I'm feeling a little nervous about the approaching new school year... Normally I'm quite excited to get to know my new students and figure out new ways of meeting their unique needs and how things are going to go with yet another new administrator peering over my head (hence my choice in the above Dilbert cartoon by Scott Adams), but this year I'm nervous.
Having heard that my druggie kid for next year has told one of my students from the past year that he was going to "fuck" me, I'm dreading yet another year of dealing with that kind of crap over actual teaching. Every year, I get at least one drug dealer and one drug user. The drug users are just sad, pitiful kids who fail and fail or else have their habits somewhat under control and just glide through the year with barely passing grades. The dealers, on the other hand, are sneaky buggers who have figured out how to escape getting busted not just in their dealing, but their copying homework, tests, getting girls pregnant and denying responsibility, beating up other kids, whatever. They end up sapping all of my time and energy trying to keep them within a five mile radius of the "right track" and I end up neglecting the kids who actually have disabilities beyond just having shitty home lives. Sadly, at some point a teacher felt sorry for his having a shitty home life and subsequent failing grades that they convinced everyone that the kid must have a learning disability of some sort. I'd go so far as to say that in my experience, I've had more kids end up on my caseload due to bad parenting than any other reason. Parents who do drugs, thieve, kill, and rape don't tend to produce kids who do very well at school and it has little to do with the child's actual ability. The kids may very well have been born with average abilities, but years of abuse or neglect can actually lower a kids ability range into a special needs category. Preventable and sad.
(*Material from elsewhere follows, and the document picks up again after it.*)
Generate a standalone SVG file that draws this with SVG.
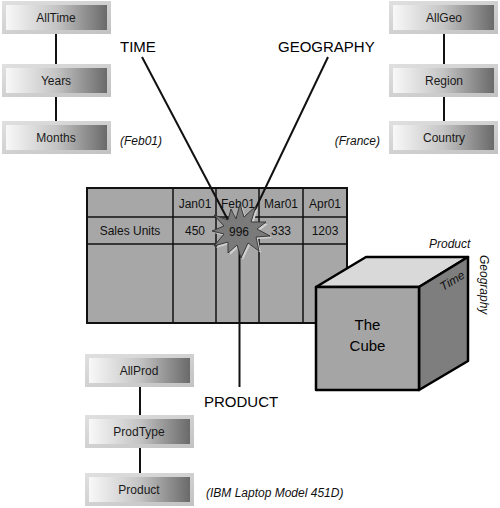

Every year, I make the choice to work with kids who come from troubled backgrounds because I love them to bits, but I despair at the realization that I'm no longer a teacher, but more a parole officer and substitute mother and feel ill-equipped to help them with their insurmountable problems. How do you fight a beast like this?
I feel like a hospice worker. I make these kids comfortable for a little bit longer before they either drop out or graduate and the big bad world bites them in the ass because they've not learned the skills to be decent employees anywhere. This problem is enormous. It's huge. And I can't wait to see what ideas my next new boss comes up with to get these kids to pass the damn standardized test. I'm sure whatever it is, it'll work a treat.
The good news is that once I'm in it, I put my heart and soul into it and do everything I can to do right by "my" kids, but it doesn't stop my wondering what's going to become of some of them a few more years down the road.